Identify the lines that include the word "this", then copy all of them.

§ Task data:

· · · · ·

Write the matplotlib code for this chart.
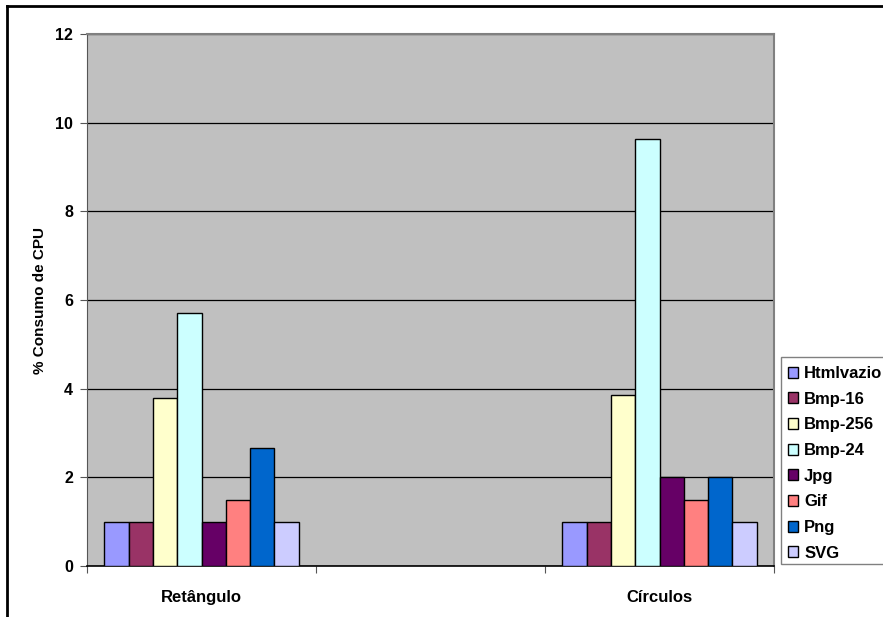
import matplotlib
matplotlib.use("Agg")
import matplotlib.pyplot as plt
import numpy as np
from matplotlib.patches import Rectangle
from matplotlib.lines import Line2D

plt.rcParams['font.family'] = ['Liberation Sans', 'DejaVu Sans']
plt.rcParams['font.weight'] = 'bold'

categories = ["Retângulo", "", "Círculos"]
series_names = ["Htmlvazio", "Bmp-16", "Bmp-256", "Bmp-24", "Jpg", "Gif", "Png", "SVG"]
colors = ["#9999FF", "#993366", "#FFFFCC", "#CCFFFF", "#660066", "#FF8080", "#0066CC", "#CCCCFF"]
# one row per series: values for Retângulo, (empty slot), Círculos
values = {
    "Htmlvazio": [1.0, np.nan, 1.0],
    "Bmp-16":    [1.0, np.nan, 1.0],
    "Bmp-256":   [3.78, np.nan, 3.86],
    "Bmp-24":    [5.71, np.nan, 9.64],
    "Jpg":       [1.0, np.nan, 2.0],
    "Gif":       [1.5, np.nan, 1.5],
    "Png":       [2.67, np.nan, 2.0],
    "SVG":       [1.0, np.nan, 1.0],
}
y_ticks = [0, 2, 4, 6, 8, 10, 12]

W, H = 883, 617
fig = plt.figure(figsize=(W / 100, H / 100), dpi=100)
fig.patch.set_facecolor("white")
ax = fig.add_axes([87 / W, 1 - 566 / H, (774 - 87) / W, (566 - 34) / H])
ax.set_facecolor("#C0C0C0")

n = len(series_names)
bar_w = 0.106
centers = np.arange(len(categories)) + 0.5
handles = []
for i, name in enumerate(series_names):
    x = centers + (i - (n - 1) / 2) * bar_w
    vals = np.array(values[name], dtype=float)
    mask = ~np.isnan(vals)
    b = ax.bar(x[mask], vals[mask], width=bar_w, color=colors[i],
               edgecolor="black", linewidth=1.0, zorder=3, label=name)
    handles.append(b)

ax.set_xlim(0, len(categories))
ax.set_ylim(0, 12)
ax.set_yticks(y_ticks)
ax.set_yticklabels([str(t) for t in y_ticks], fontsize=11.5, fontweight='bold')
ax.yaxis.grid(True, color="black", linewidth=0.9, zorder=1)
ax.set_axisbelow(True)

ax.set_xticks(np.arange(len(categories) + 1))
ax.set_xticklabels([])
ax.set_xticks(centers, minor=True)
ax.set_xticklabels(categories, minor=True, fontsize=12, fontweight='bold')
ax.tick_params(axis='x', which='minor', length=0, pad=17)
ax.tick_params(axis='x', which='major', length=5, direction='out', color='#555555')
ax.tick_params(axis='y', length=5, direction='out', color='#555555', pad=5)

for side in ["top", "right"]:
    ax.spines[side].set_color("#808080")
    ax.spines[side].set_linewidth(1.5)
ax.spines["left"].set_color("#555555")
ax.spines["bottom"].set_color("black")
ax.spines["bottom"].set_linewidth(1.2)

ax.set_ylabel("% Consumo de CPU", fontsize=11, fontweight='bold', labelpad=6)

# legend panel, running past the right edge of the figure
fig.add_artist(Rectangle((781 / W, 1 - 564 / H), (W - 781 + 10) / W, (564 - 357) / H,
                         transform=fig.transFigure, facecolor="white",
                         edgecolor="#808080", linewidth=1.0, zorder=5))
leg = fig.legend(handles=handles, labels=series_names, loc="upper left",
                 bbox_to_anchor=(773 / W, 1 - 351 / H), frameon=False,
                 prop={'size': 12, 'weight': 'bold'}, handlelength=0.62,
                 handleheight=0.62, handletextpad=0.35, labelspacing=0.64,
                 borderpad=0.4)
leg.set_zorder(6)

# outer chart frame
fig.add_artist(Line2D([7 / W, 7 / W], [0, 1 - 6 / H], transform=fig.transFigure,
                      color="black", linewidth=2))
fig.add_artist(Line2D([7 / W, 1], [1 - 6 / H, 1 - 6 / H], transform=fig.transFigure,
                      color="black", linewidth=2))

fig.savefig("out.png", dpi=100)
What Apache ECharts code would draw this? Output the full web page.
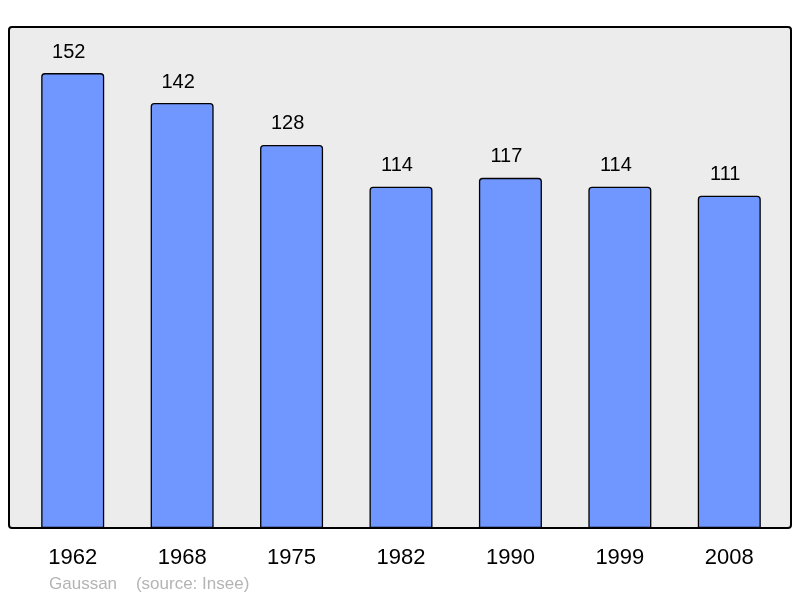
<!DOCTYPE html>
<html><head><meta charset="utf-8">
<script src="https://cdn.jsdelivr.net/npm/echarts@6/dist/echarts.min.js"></script>
<style>html,body{margin:0;padding:0;background:#fff}#c{width:800px;height:598px}</style>
</head><body><div id="c"></div>
<script>
const years = ['1962','1968','1975','1982','1990','1999','2008'];
const population = [152,142,128,114,117,114,111];
const credit = 'Gaussan    (source: Insee)';

const chart = echarts.init(document.getElementById('c'), null, {renderer:'canvas'});
chart.setOption({
  animation:false,
  backgroundColor:'#ffffff',
  textStyle:{fontFamily:'Liberation Sans'},
  graphic:[
    {type:'rect', z:-10, shape:{x:9,y:27,width:782,height:501,r:3},
     style:{fill:'#ececec', stroke:'#000', lineWidth:2}},
    {type:'text', left:49, top:576, style:{text:credit, fill:'#b4b4b4', font:'17px "Liberation Sans"'}}
  ],
  grid:{left:18, right:16, top:27, bottom:70},
  xAxis:{type:'category', data:years,
    axisLine:{show:false}, axisTick:{show:false},
    axisLabel:{color:'#000', fontSize:22, margin:19, fontFamily:'Liberation Sans'}},
  yAxis:{type:'value', min:0, max:167.4, show:false, splitLine:{show:false}},
  series:[{type:'bar', data:population, barWidth:63,
    itemStyle:{color:'#7096ff', borderColor:'#000', borderWidth:1.3, borderRadius:[3,3,0,0]},
    label:{show:true, position:'top', distance:11, offset:[-4,0], color:'#000', fontSize:20, fontFamily:'Liberation Sans'}
  }]
});
</script></body></html>
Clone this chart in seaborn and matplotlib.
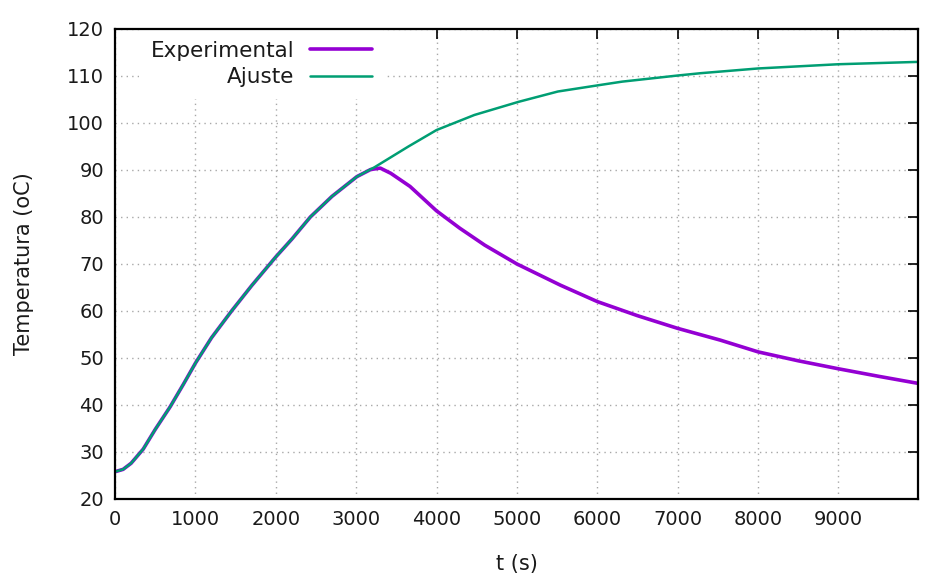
import matplotlib
matplotlib.use("Agg")
import matplotlib.pyplot as plt
import pandas as pd
import seaborn as sns

# Experimental temperature curve
t_exp = [0, 100, 200, 350, 500, 685, 850, 1000, 1200, 1450, 1700, 2000, 2200,
         2430, 2700, 3010, 3180, 3300, 3430, 3670, 4000, 4290, 4600, 5000,
         5540, 6000, 6500, 7000, 7530, 8000, 8500, 9000, 9500, 9990]
T_exp = [25.8, 26.3, 27.6, 30.6, 34.8, 39.6, 44.4, 48.9, 54.3, 60.0, 65.4,
         71.5, 75.3, 80.0, 84.4, 88.6, 90.1, 90.4, 89.3, 86.5, 81.3, 77.6,
         74.0, 70.0, 65.5, 62.0, 59.0, 56.3, 53.8, 51.3, 49.4, 47.7, 46.1, 44.6]

# Fitted curve
t_fit = [0, 100, 200, 350, 500, 685, 850, 1000, 1200, 1450, 1700, 2000, 2200,
         2430, 2700, 3010, 3230, 3650, 4000, 4470, 5020, 5510, 6040, 6310,
         7000, 7290, 8000, 9000, 9990]
T_fit = [25.8, 26.3, 27.6, 30.6, 34.8, 39.6, 44.4, 48.9, 54.3, 60.0, 65.4,
         71.5, 75.3, 80.0, 84.4, 88.6, 90.6, 95.0, 98.5, 101.7, 104.5, 106.7,
         108.1, 108.8, 110.1, 110.6, 111.6, 112.5, 113.0]

x_ticks = list(range(0, 10000, 1000))
y_ticks = list(range(20, 121, 10))

PURPLE = "#9400d3"
GREEN = "#009e73"
TEXT = "#1a1a1a"

sns.set_theme(style="white")
plt.rcParams["font.family"] = ["DejaVu Sans"]

exp_df = pd.DataFrame({"t": t_exp, "T": T_exp})
fit_df = pd.DataFrame({"t": t_fit, "T": T_fit})

fig, ax = plt.subplots(figsize=(9.43, 5.74), dpi=100)
fig.subplots_adjust(left=0.122, right=0.9735, top=0.9495, bottom=0.1307)

sns.lineplot(data=exp_df, x="t", y="T", ax=ax, color=PURPLE, lw=2.6,
             label="Experimental")
sns.lineplot(data=fit_df, x="t", y="T", ax=ax, color=GREEN, lw=1.8,
             label="Ajuste")

ax.set_xlim(0, 9990)
ax.set_ylim(20, 120)
ax.set_xticks(x_ticks)
ax.set_yticks(y_ticks)
ax.grid(True, color="#a8a8a8", linestyle=(0, (1, 3)), lw=1.0)
ax.tick_params(direction="in", length=7, width=1.2, top=True, right=True,
               labelsize=14, colors="black", pad=8)
ax.tick_params(axis="both", labelcolor=TEXT)
for sp in ax.spines.values():
    sp.set_color("black")
    sp.set_linewidth(1.6)

ax.set_xlabel("t (s)", fontsize=15, color=TEXT, labelpad=18)
ax.set_ylabel("Temperatura (oC)", fontsize=15, color=TEXT, labelpad=24)

# gnuplot-style key: right-aligned labels with the sample line after them
leg = ax.legend(loc="upper left", bbox_to_anchor=(0.030, 1.0), fontsize=15.5,
                markerfirst=False, frameon=True, facecolor="white",
                edgecolor="none", framealpha=1, handlelength=2.9,
                handletextpad=0.7, labelspacing=0.3, borderaxespad=0,
                borderpad=0.55)
leg.set_zorder(2.2)  # keep the frame under the spines and ticks
for t in leg.get_texts():
    t.set_color(TEXT)

fig.savefig("out.png", dpi=100)
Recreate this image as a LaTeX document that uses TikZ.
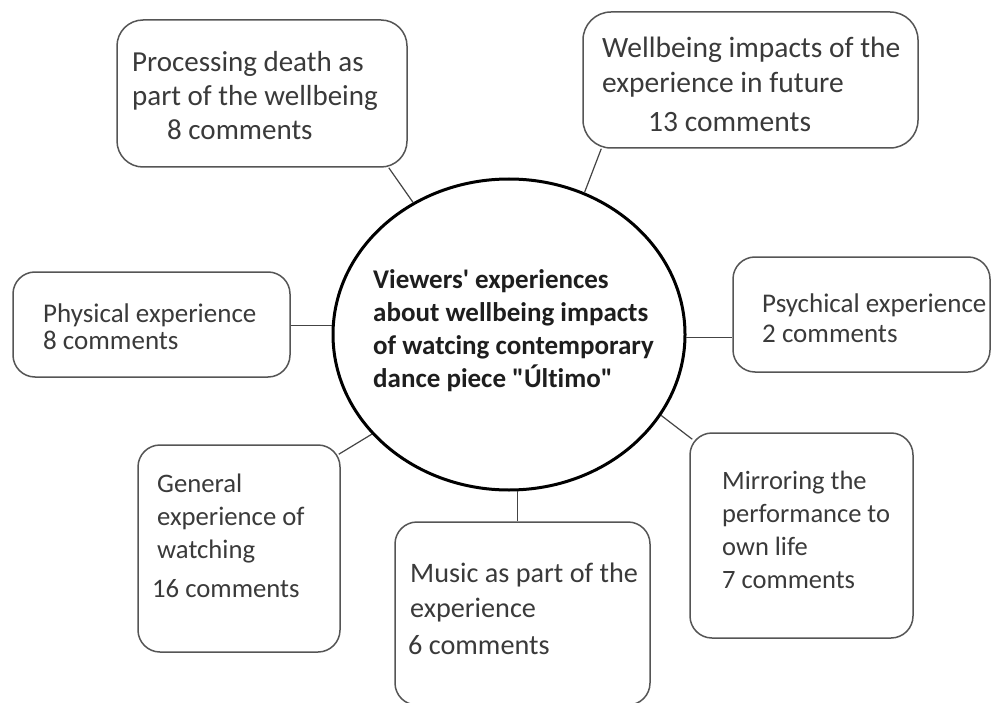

· · · · ·

§ Task response:
Write the matplotlib code for this chart.
What Apache ECharts code would draw this? Output the full web page.
Clone this chart in seaborn and matplotlib.
Recreate this image as a LaTeX document that uses TikZ.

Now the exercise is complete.